The child had decided all of this was his fault.
Bai Shuo didn't know whether to laugh or sigh. She settled for patting his back, steadily, the way you would with someone very young and very frightened. "All right. You're grown up now. No need to act like this. I won't send you away."
He lifted his head. His eyes were searching. "Promise?"
"Promise. When has your Master ever lied to you?" She pointed at him. "But you have to promise me something. After we leave here — stay hidden. Don't let anyone find you again. Do you understand?"
Before he could answer, sunlight cut through the cave mouth. Two figures stepped inside.
Fan Yue moved in the same instant — one moment a boy, the next a thin vine coiled neatly around her wrist.
Bai Shuo arranged her expression into something neutral.
Yi Fan and Chang Xu stopped when they saw her standing there unharmed. The relief on their faces was genuine. "Junior Sister Bai Shuo — your three days are up. You may leave."
Junior Sister. Bai Shuo blinked. Since when did inner island disciples call her that with any warmth in it?
She shook it off. "A-Zhao — how did the duel go? Zhe Sang had advanced to Immortal Lord, and I've been in here, and A-Zhao can't have—"
"Junior Sister, you needn't worry." Chang Xu couldn't contain himself. "Senior Brother Chong Zhao won. The Sect Leader has announced him as successor of Piaomiao. Given your relationship with him, there's no reason for you to leave—" He dropped his voice, leaning in. "Everyone knows you stole the Jade Slip for him. With him here, he'll protect you."
"A-Zhao won."
The relief that moved through her was large enough to make her slightly lightheaded. She exhaled slowly.
Then she frowned. "If the Sect Leader announced A-Zhao as successor... what happened to Zhe Sang?"

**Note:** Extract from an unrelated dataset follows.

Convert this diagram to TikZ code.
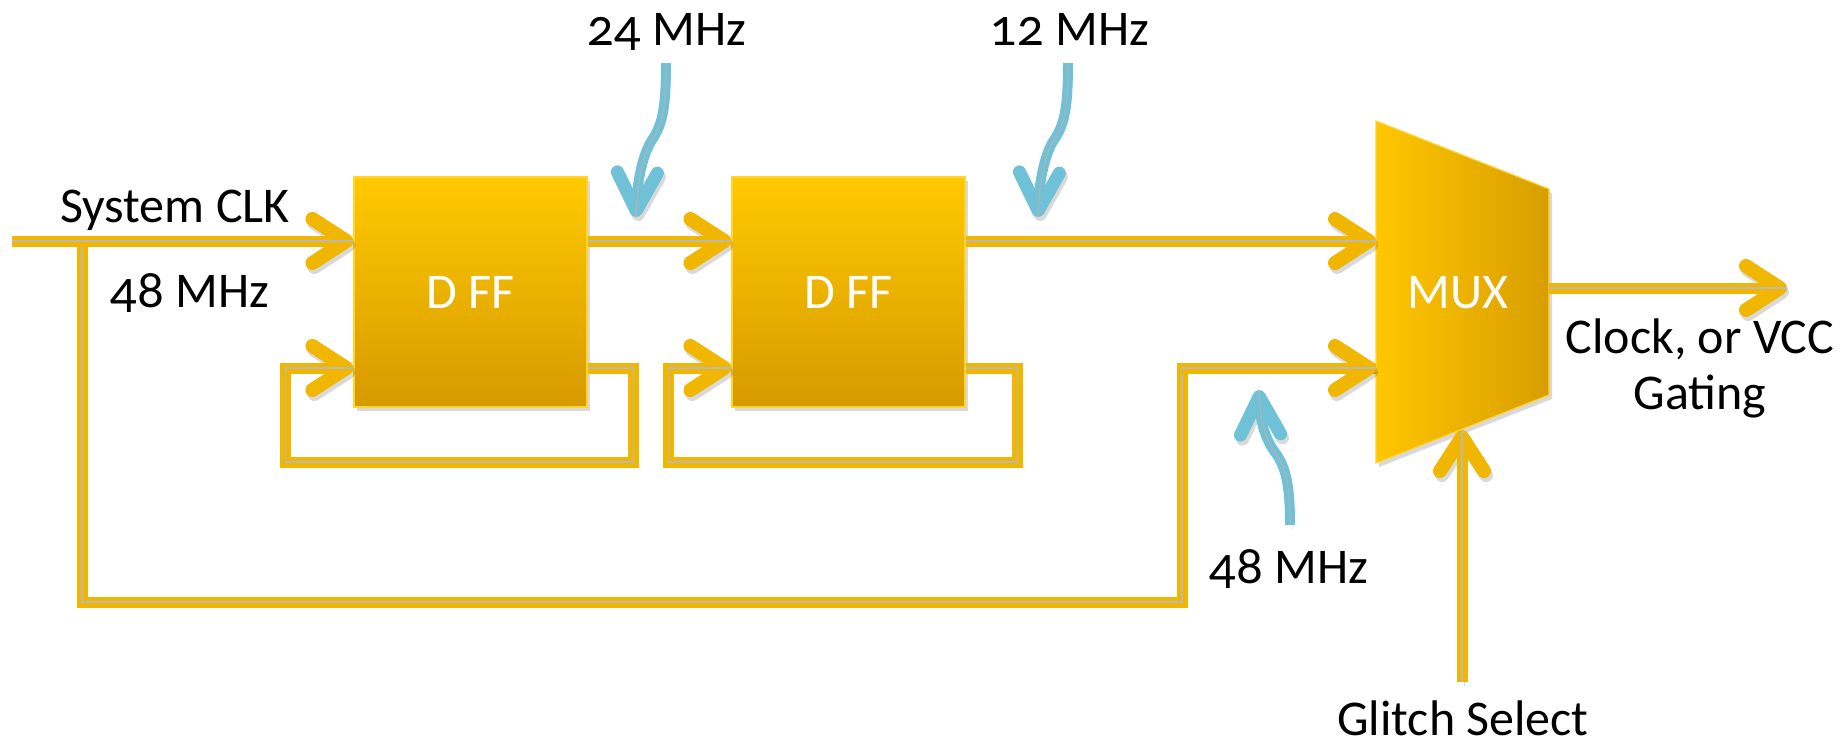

Yi Fan's face, which was generally set to a pleasant blankness, showed a brief flash of something sharper. "He absorbed mortal Qi to advance his cultivation. The Sect Leader shattered his Golden Core and imprisoned him."
Bai Shuo stood with this for a moment. What is wrong with this sect? First Bodhi Songhe, now Zhe Sang. They kept producing them.
"Junior Sister, the Sect Leader is grieving," Yi Fan said, more carefully now. "Junior Brother Chong Zhao is attending to him. It would be better for you to return to the medicine hut and rest." He sent Chang Xu a look that ended whatever the younger disciple was about to say.
Bai Shuo heard the shape of it clearly enough. "Of course." She yawned — wide, theatrical, entirely performed. "I've been asleep for three days, I'm exhausted. And I should brew more Spirit Medicine for Piaomiao. Senior Brothers, I can find my own way back."
She was gone before they could offer to accompany her.
In the Profound Ice Cave, Chang Xu stared at the now-empty entrance, a mild pout on his face. "Senior Brother. Junior Brother Chong Zhao is going to be Sect Leader. Bai Shuo went through all of this for him — he must care deeply for her. Why didn't you let me take her to the inner island? It was a perfect opportunity."
Yi Fan glanced at him with the patience of someone who has explained things to this particular person many times before.
"If Junior Brother truly cared for her," he said, "would we be the ones welcoming her out of the Profound Ice Cave?"
He turned and left.
Chang Xu remained where he was, rubbing his nose.
He thought about it.
Then he thought about it a little more.